↓
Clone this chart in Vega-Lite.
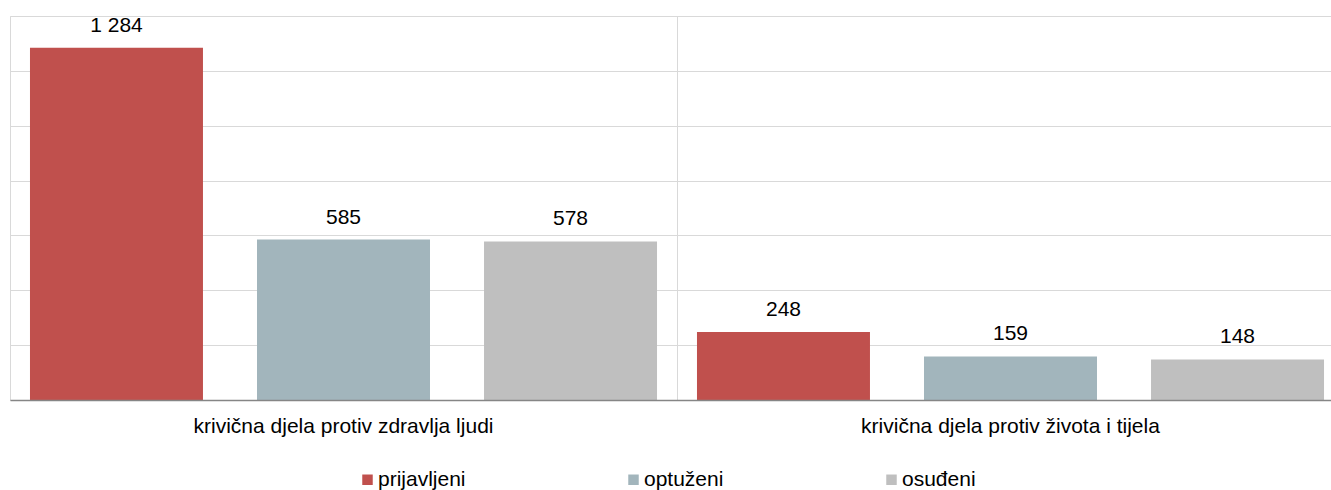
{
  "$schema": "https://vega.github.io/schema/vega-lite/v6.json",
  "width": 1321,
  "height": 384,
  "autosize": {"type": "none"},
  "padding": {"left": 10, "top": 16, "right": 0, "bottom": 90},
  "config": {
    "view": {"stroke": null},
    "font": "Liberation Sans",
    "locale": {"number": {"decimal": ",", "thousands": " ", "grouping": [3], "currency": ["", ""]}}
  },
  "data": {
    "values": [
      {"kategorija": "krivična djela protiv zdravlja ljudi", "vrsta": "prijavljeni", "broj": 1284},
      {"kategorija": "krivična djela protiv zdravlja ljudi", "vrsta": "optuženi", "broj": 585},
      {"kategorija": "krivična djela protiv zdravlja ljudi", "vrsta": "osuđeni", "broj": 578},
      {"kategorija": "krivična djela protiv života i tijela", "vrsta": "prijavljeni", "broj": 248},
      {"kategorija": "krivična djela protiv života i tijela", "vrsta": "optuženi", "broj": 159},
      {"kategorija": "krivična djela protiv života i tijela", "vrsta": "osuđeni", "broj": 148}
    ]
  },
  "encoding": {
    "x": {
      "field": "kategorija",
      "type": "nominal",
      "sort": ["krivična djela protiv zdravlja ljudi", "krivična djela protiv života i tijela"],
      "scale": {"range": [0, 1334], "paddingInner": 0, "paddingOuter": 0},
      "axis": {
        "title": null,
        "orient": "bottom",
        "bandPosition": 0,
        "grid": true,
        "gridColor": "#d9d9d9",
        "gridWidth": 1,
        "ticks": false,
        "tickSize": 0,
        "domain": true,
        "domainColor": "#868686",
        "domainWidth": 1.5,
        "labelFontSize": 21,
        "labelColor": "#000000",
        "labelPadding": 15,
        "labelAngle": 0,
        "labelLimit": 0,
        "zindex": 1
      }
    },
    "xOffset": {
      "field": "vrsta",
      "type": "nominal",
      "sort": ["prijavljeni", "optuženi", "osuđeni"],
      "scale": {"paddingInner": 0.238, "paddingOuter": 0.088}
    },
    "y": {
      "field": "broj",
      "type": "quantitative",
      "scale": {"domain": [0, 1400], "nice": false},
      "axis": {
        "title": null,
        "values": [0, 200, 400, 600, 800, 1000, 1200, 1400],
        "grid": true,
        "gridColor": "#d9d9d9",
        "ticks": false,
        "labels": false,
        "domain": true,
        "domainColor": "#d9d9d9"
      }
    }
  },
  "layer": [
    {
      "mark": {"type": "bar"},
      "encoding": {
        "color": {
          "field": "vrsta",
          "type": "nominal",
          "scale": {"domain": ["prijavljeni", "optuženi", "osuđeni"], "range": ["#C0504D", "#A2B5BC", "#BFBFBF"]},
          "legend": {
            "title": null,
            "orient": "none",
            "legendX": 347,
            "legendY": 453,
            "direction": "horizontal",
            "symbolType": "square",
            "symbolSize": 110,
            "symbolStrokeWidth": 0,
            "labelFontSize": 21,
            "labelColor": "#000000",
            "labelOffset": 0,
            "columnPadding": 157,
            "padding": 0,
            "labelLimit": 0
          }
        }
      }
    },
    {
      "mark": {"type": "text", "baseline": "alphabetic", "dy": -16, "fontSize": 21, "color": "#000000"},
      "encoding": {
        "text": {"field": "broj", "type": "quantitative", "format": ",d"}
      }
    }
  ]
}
↑
↓
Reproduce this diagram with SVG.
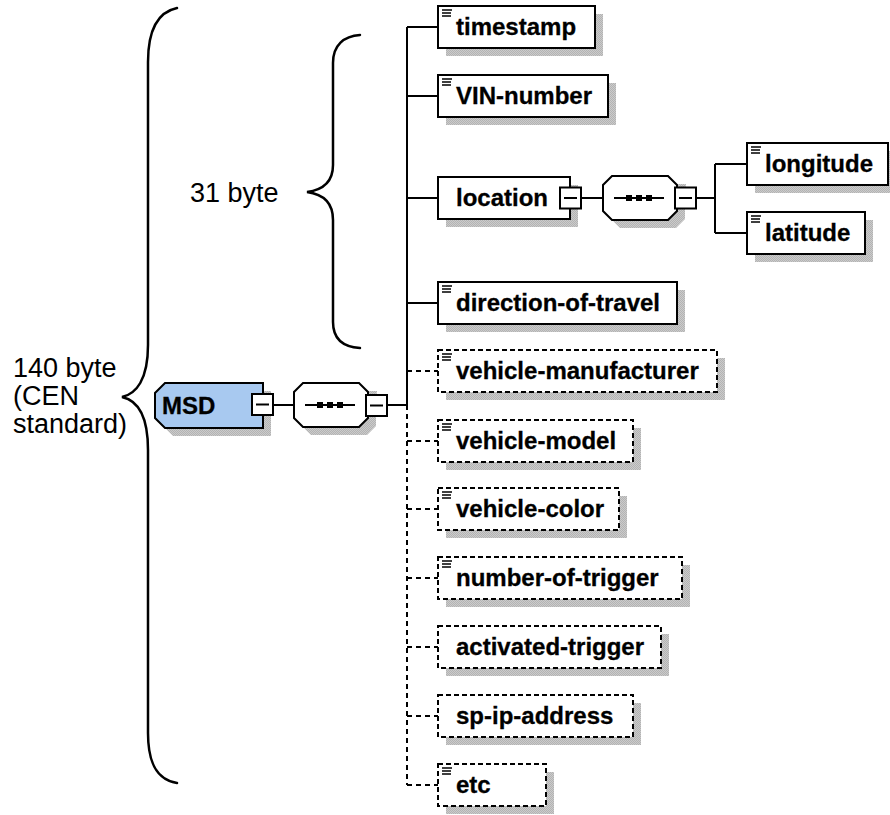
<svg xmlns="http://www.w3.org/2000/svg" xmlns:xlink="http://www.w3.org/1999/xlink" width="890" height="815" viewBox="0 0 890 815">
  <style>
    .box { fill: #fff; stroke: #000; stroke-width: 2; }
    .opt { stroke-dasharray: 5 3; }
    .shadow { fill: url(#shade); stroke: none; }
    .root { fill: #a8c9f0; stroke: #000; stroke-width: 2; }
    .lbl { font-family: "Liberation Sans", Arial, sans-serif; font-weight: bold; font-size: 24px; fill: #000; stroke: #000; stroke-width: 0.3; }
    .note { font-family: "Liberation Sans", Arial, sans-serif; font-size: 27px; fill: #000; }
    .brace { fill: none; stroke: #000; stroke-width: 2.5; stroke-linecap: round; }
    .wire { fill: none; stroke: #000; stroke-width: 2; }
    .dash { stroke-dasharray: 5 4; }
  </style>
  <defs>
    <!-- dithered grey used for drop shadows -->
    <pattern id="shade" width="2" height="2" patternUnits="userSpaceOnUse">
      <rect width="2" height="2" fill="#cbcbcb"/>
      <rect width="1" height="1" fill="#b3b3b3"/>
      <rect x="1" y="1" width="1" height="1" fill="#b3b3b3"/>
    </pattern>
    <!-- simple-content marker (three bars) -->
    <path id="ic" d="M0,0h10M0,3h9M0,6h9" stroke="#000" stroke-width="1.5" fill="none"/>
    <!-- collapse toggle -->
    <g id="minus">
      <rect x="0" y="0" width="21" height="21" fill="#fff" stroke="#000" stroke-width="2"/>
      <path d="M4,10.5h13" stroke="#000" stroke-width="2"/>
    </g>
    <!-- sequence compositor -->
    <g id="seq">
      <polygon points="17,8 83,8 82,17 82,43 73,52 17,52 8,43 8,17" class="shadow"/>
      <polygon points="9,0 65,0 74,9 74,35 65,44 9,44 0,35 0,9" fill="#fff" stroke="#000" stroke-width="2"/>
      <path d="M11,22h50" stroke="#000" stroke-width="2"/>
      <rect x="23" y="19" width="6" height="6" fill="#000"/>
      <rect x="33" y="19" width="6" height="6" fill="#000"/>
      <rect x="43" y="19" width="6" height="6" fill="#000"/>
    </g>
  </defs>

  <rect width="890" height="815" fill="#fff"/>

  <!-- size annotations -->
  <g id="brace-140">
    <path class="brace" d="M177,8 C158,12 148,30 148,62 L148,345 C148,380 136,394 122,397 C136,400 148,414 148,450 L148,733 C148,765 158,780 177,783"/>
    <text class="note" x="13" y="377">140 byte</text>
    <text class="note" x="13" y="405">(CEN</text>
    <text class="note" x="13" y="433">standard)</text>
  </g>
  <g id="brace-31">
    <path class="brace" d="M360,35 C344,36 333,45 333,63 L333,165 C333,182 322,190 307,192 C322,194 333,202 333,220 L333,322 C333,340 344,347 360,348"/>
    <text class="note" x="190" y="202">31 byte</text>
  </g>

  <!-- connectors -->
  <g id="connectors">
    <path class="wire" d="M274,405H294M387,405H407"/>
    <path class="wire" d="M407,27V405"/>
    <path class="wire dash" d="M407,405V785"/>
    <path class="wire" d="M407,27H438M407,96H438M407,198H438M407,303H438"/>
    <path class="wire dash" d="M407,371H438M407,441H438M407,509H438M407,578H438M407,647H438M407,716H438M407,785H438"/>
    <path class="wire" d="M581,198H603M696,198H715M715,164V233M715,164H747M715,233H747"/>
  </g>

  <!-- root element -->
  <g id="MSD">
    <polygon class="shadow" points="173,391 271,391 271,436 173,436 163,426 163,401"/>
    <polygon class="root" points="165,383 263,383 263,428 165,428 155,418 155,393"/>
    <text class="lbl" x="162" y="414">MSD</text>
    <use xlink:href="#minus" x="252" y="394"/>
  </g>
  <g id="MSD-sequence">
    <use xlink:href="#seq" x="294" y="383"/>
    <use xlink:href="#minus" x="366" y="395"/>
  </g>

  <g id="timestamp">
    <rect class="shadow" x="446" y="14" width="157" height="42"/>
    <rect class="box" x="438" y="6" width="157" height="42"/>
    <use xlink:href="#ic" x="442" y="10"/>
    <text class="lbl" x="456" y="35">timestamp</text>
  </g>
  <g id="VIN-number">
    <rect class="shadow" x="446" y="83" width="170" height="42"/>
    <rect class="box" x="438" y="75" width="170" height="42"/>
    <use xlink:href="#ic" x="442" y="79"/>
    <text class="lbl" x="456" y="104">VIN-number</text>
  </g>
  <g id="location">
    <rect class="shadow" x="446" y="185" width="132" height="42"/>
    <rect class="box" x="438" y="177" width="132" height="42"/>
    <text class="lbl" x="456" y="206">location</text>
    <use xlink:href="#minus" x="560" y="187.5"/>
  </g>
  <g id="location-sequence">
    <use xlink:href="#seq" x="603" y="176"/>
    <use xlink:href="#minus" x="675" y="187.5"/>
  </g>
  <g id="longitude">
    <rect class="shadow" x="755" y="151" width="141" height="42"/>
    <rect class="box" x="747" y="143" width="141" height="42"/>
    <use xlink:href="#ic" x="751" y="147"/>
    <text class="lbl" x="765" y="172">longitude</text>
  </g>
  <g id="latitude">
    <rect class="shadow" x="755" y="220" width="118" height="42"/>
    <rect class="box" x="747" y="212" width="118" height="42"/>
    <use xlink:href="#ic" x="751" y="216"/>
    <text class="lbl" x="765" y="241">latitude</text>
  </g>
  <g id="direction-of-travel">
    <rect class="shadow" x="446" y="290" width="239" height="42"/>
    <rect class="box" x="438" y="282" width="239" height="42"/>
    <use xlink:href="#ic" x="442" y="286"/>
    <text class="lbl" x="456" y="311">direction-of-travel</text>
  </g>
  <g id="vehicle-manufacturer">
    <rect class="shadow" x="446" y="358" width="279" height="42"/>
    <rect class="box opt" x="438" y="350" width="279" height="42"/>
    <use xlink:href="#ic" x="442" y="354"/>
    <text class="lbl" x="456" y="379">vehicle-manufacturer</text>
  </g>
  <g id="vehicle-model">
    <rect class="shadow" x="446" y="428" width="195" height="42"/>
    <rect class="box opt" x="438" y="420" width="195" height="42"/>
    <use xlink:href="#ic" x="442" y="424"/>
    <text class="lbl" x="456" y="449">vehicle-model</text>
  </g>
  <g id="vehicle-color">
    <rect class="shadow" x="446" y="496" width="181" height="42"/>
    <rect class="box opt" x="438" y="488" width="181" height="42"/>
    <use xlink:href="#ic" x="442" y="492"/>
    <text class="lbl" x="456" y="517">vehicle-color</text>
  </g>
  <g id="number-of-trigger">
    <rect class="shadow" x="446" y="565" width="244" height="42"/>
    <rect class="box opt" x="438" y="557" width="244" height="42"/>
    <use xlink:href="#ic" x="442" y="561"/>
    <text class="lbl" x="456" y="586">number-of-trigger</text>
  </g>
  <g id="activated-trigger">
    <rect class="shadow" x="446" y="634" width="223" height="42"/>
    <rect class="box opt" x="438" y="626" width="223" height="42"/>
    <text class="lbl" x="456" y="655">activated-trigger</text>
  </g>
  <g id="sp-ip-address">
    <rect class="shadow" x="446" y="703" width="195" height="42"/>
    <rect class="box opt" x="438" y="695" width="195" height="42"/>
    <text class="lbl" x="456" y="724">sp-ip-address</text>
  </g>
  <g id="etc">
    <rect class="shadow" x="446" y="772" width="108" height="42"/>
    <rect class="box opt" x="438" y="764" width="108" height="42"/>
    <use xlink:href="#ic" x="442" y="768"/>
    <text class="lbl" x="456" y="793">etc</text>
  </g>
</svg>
↑
◆ **Exercise brief**
Lines that hold the word "this" are the ones to return, every one of them.

◆ **Full solution**
Clone this chart in Vega-Lite.
Reproduce this diagram with SVG.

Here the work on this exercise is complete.